Dataset rows
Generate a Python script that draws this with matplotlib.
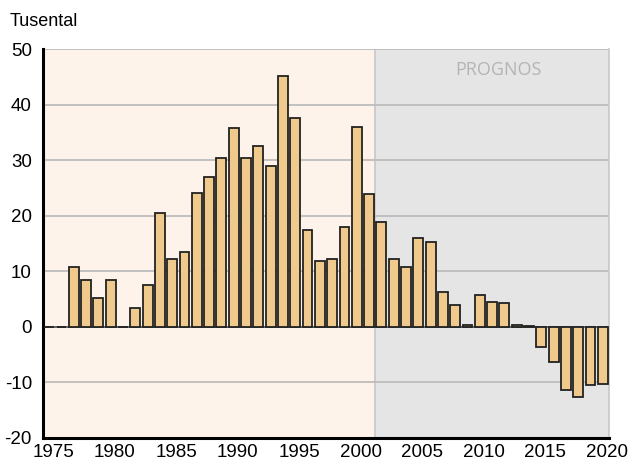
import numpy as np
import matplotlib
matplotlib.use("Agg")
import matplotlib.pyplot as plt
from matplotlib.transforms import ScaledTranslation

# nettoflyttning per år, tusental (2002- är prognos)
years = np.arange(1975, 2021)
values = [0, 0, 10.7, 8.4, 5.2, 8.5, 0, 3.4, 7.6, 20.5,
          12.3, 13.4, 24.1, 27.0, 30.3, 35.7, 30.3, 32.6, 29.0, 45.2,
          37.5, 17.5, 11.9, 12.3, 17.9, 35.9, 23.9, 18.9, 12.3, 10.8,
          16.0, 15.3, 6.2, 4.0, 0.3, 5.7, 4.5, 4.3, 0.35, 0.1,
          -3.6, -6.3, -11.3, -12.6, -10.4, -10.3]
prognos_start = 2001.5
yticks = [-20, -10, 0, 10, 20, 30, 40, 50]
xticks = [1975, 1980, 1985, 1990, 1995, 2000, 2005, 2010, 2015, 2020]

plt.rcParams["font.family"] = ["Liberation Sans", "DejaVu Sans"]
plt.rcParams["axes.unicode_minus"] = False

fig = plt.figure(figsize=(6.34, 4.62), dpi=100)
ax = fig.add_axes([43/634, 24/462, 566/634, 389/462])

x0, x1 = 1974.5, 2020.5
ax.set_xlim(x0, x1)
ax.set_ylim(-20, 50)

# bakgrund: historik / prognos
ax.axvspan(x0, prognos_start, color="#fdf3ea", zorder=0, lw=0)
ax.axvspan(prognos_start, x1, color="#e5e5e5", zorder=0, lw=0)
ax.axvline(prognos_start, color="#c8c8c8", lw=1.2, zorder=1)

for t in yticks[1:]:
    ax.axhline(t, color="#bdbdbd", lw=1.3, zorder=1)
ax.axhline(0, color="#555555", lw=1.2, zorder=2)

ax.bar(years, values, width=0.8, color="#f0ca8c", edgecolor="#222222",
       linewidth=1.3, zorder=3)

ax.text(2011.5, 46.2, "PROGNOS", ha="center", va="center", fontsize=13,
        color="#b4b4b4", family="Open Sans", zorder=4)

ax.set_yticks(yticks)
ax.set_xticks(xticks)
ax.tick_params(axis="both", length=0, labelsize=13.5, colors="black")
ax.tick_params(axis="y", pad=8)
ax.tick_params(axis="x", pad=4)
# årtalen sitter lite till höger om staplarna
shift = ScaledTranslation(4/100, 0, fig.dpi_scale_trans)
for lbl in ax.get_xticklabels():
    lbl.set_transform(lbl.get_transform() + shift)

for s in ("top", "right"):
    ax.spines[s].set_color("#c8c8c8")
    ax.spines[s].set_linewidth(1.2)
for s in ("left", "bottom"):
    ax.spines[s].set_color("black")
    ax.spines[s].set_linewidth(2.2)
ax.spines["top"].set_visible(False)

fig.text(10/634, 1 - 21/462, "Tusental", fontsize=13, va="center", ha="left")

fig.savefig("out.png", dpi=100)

* * *

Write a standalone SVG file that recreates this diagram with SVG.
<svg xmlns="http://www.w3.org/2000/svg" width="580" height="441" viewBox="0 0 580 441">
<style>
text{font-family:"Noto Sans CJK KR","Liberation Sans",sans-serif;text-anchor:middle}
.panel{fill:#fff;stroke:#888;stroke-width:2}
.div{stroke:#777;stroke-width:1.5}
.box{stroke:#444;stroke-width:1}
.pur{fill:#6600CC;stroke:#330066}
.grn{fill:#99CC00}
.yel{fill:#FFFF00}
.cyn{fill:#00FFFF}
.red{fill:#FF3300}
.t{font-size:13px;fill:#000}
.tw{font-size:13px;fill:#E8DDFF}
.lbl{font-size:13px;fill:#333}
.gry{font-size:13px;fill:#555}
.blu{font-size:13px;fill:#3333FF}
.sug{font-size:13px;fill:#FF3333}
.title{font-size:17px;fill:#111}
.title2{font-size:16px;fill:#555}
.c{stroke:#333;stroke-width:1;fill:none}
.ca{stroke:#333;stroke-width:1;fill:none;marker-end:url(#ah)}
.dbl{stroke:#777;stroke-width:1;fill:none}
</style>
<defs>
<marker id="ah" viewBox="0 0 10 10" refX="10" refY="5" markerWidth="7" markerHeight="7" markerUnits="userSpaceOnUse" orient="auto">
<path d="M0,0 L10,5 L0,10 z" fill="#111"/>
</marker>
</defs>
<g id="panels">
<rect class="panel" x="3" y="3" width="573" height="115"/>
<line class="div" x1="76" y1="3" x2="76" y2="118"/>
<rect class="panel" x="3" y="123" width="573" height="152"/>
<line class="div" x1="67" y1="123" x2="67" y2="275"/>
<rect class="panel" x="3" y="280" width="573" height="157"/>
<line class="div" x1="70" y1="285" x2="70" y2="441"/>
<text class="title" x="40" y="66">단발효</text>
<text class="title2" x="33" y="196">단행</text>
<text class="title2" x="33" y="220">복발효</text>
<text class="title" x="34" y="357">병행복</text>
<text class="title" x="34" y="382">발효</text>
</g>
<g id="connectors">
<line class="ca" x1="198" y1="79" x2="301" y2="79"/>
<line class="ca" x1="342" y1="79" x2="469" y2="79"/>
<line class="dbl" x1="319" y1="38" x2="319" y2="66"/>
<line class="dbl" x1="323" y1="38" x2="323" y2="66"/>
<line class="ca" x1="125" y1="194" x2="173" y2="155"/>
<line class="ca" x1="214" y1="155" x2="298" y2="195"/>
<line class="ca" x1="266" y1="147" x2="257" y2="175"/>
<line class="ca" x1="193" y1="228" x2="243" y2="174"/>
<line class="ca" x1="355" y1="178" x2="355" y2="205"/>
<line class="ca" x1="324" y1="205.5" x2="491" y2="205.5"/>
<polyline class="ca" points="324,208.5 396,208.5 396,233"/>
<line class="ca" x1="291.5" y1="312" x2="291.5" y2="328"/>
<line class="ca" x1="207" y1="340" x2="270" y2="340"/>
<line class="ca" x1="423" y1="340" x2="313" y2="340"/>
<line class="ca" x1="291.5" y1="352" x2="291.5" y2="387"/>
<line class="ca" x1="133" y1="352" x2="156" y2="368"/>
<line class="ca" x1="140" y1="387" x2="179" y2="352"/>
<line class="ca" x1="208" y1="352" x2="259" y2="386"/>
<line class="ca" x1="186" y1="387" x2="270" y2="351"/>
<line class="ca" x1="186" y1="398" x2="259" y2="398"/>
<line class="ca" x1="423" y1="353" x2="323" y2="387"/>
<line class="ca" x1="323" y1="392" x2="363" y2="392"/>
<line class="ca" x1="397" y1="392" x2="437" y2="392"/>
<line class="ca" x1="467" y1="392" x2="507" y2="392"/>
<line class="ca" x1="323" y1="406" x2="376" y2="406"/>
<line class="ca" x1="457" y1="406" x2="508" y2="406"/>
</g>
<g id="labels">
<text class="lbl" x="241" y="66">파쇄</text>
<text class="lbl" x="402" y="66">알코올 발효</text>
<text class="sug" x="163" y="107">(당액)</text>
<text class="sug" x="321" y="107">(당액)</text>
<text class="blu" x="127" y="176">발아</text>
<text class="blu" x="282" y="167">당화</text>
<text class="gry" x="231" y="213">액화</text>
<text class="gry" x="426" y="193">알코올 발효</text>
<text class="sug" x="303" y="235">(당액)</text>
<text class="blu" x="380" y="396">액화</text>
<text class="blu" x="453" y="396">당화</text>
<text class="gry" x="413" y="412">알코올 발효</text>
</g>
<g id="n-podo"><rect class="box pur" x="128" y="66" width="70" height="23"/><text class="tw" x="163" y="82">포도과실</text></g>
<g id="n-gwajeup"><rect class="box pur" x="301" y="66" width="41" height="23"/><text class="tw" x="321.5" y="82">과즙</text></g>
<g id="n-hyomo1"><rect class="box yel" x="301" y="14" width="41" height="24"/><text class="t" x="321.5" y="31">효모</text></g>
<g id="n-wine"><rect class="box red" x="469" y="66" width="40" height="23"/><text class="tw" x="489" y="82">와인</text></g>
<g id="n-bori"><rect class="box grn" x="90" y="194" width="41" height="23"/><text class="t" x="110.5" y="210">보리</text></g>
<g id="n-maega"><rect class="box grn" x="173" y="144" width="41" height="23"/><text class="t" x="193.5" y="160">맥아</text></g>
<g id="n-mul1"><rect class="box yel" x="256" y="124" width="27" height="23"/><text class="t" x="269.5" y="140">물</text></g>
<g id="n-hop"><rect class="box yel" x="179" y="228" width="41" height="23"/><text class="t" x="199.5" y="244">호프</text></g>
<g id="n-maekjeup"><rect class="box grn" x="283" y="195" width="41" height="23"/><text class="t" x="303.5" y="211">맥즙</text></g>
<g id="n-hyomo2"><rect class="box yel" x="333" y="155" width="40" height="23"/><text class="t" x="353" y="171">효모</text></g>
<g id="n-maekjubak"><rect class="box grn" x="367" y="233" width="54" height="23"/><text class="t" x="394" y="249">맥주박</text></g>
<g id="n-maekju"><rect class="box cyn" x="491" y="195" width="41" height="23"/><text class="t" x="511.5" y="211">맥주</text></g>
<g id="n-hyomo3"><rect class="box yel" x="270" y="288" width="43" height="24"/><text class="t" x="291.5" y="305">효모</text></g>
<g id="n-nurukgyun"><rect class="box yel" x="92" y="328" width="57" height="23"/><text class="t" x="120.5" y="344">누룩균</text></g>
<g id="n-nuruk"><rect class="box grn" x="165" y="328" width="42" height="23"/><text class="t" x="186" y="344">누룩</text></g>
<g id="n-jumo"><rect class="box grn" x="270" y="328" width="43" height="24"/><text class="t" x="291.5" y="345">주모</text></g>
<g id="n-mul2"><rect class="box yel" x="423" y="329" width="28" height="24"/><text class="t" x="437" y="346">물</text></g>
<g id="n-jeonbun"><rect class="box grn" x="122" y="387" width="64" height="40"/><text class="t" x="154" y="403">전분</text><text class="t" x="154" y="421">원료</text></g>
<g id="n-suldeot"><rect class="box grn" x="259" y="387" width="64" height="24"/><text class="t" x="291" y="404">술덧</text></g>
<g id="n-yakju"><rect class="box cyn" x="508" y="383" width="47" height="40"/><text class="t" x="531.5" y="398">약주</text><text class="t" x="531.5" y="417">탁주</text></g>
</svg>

Task brief
Copy, exactly as they stand, the lines from the one that holds "Generate a Python" to the one that holds "2010, 2015, 2020]", both included, and drop every picture.

The response
Generate a Python script that draws this with matplotlib.
import numpy as np
import matplotlib
matplotlib.use("Agg")
import matplotlib.pyplot as plt
from matplotlib.transforms import ScaledTranslation

# nettoflyttning per år, tusental (2002- är prognos)
years = np.arange(1975, 2021)
values = [0, 0, 10.7, 8.4, 5.2, 8.5, 0, 3.4, 7.6, 20.5,
          12.3, 13.4, 24.1, 27.0, 30.3, 35.7, 30.3, 32.6, 29.0, 45.2,
          37.5, 17.5, 11.9, 12.3, 17.9, 35.9, 23.9, 18.9, 12.3, 10.8,
          16.0, 15.3, 6.2, 4.0, 0.3, 5.7, 4.5, 4.3, 0.35, 0.1,
          -3.6, -6.3, -11.3, -12.6, -10.4, -10.3]
prognos_start = 2001.5
yticks = [-20, -10, 0, 10, 20, 30, 40, 50]
xticks = [1975, 1980, 1985, 1990, 1995, 2000, 2005, 2010, 2015, 2020]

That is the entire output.